Because, let’s face it, even factoring in my trade credit I could get some of the books I buy at Gardner’s for basically the same price on the internet. Probably 50% of the books that I have on my “Look For” list I could find used on Amazon for a dollar or two. I could do all that shopping in one place without leaving my house and have the all books that I am looking for right now for basically the same price.

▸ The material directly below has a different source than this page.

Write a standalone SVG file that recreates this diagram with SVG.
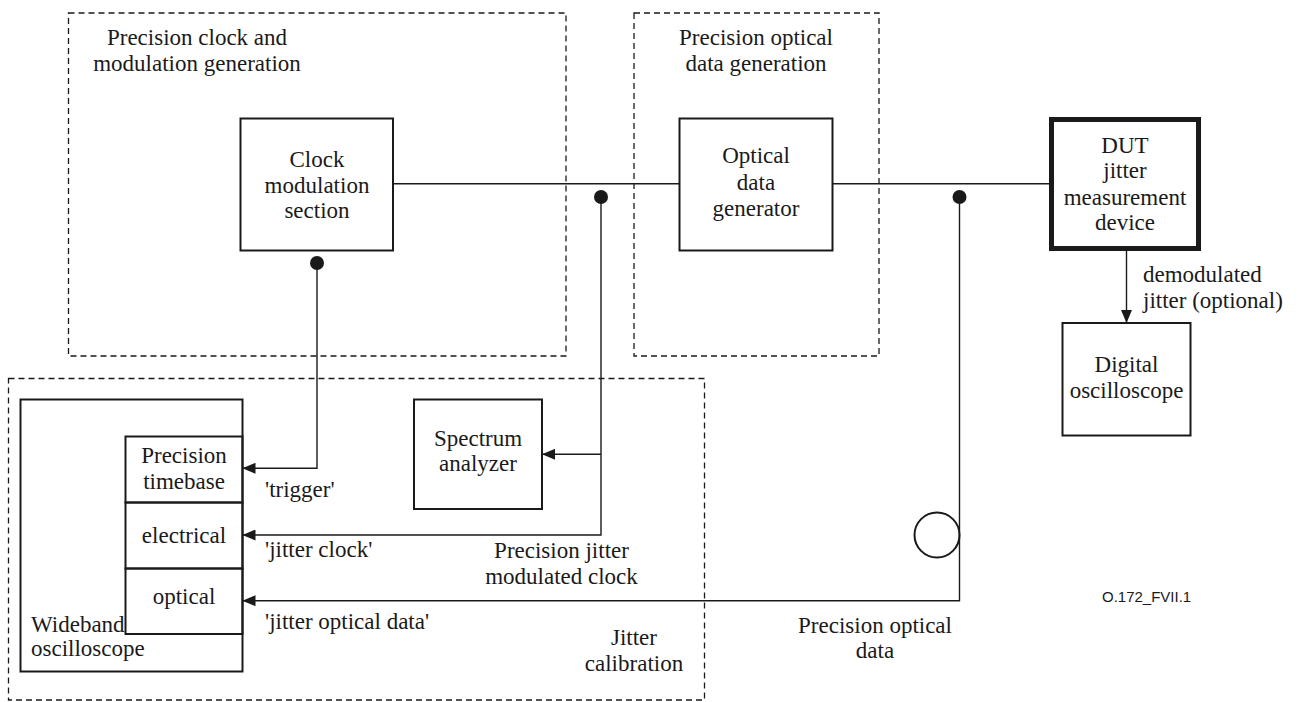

But I don’t. And I think it’s because finding them at a bookstore, or finally getting them from my wish list on Paperbackswap, feels like unearthing a treasure. I get that special little ping of excitement from finding something that I’ve been wanting, that I’ve been looking for. (A related ping of excitement is the reason that I subscribe to magazines instead of just getting them digitally: I like coming home to fun mail.) And then there’s the feeling of “rescuing” a good book, which I also get. (Though let’s not talk about the slightly sad feeling I that comes from leaving a good book that I already own at the store . . .)
Do other book lovers feel this way? I don’t know. But that’s the random bit of self-examination I did today.

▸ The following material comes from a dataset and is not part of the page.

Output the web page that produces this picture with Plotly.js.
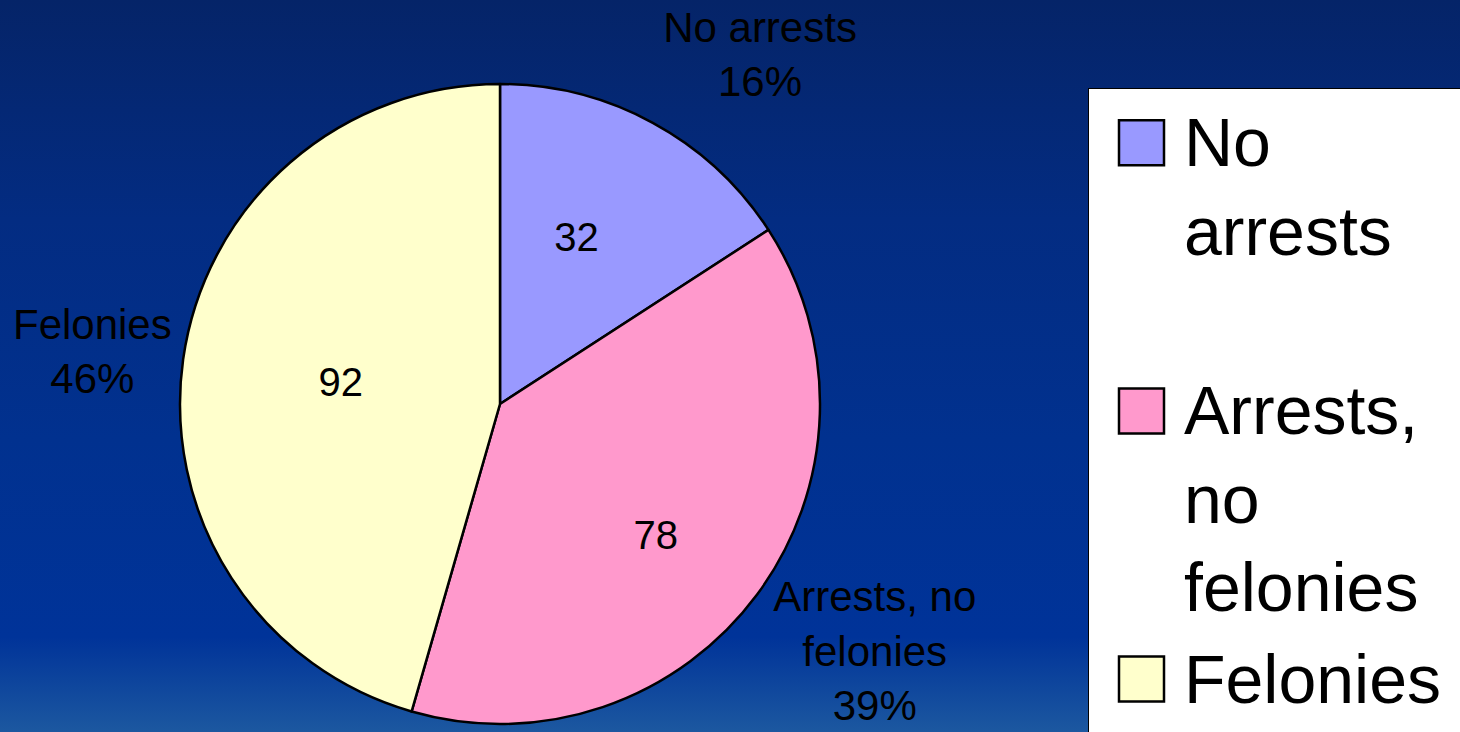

Excited about my haul, though. I got The Rainbow Goblins and The Secret Kitten for my niece, and Charles DeLint’s Waifs and Strays for me. I absolutely loved The Rainbow Goblins as a kid—Mom had an oversized edition that she got out for special occasions—and I had completely forgotten about The Secret Kitten. (Think it was one of the books that got water on it while being stored in the garage and was ruined. Still trying to re-find all the books that had to be thrown out that way, which is made difficult by the fact that I can’t remember some of them until I actually see them, like this one. . . )
So, yeah, while I like the convenience of being able to go online and buy pretty much any book I want whenever (and that would have been so nice as a pre-teen when I was searching for Tamora Pierce’s final Song of the Lionness book while it was out of print, with no internet!!!), I don’t think I’m ever going to give up that little ping of pleasure that comes from the random finds of the used bookstore.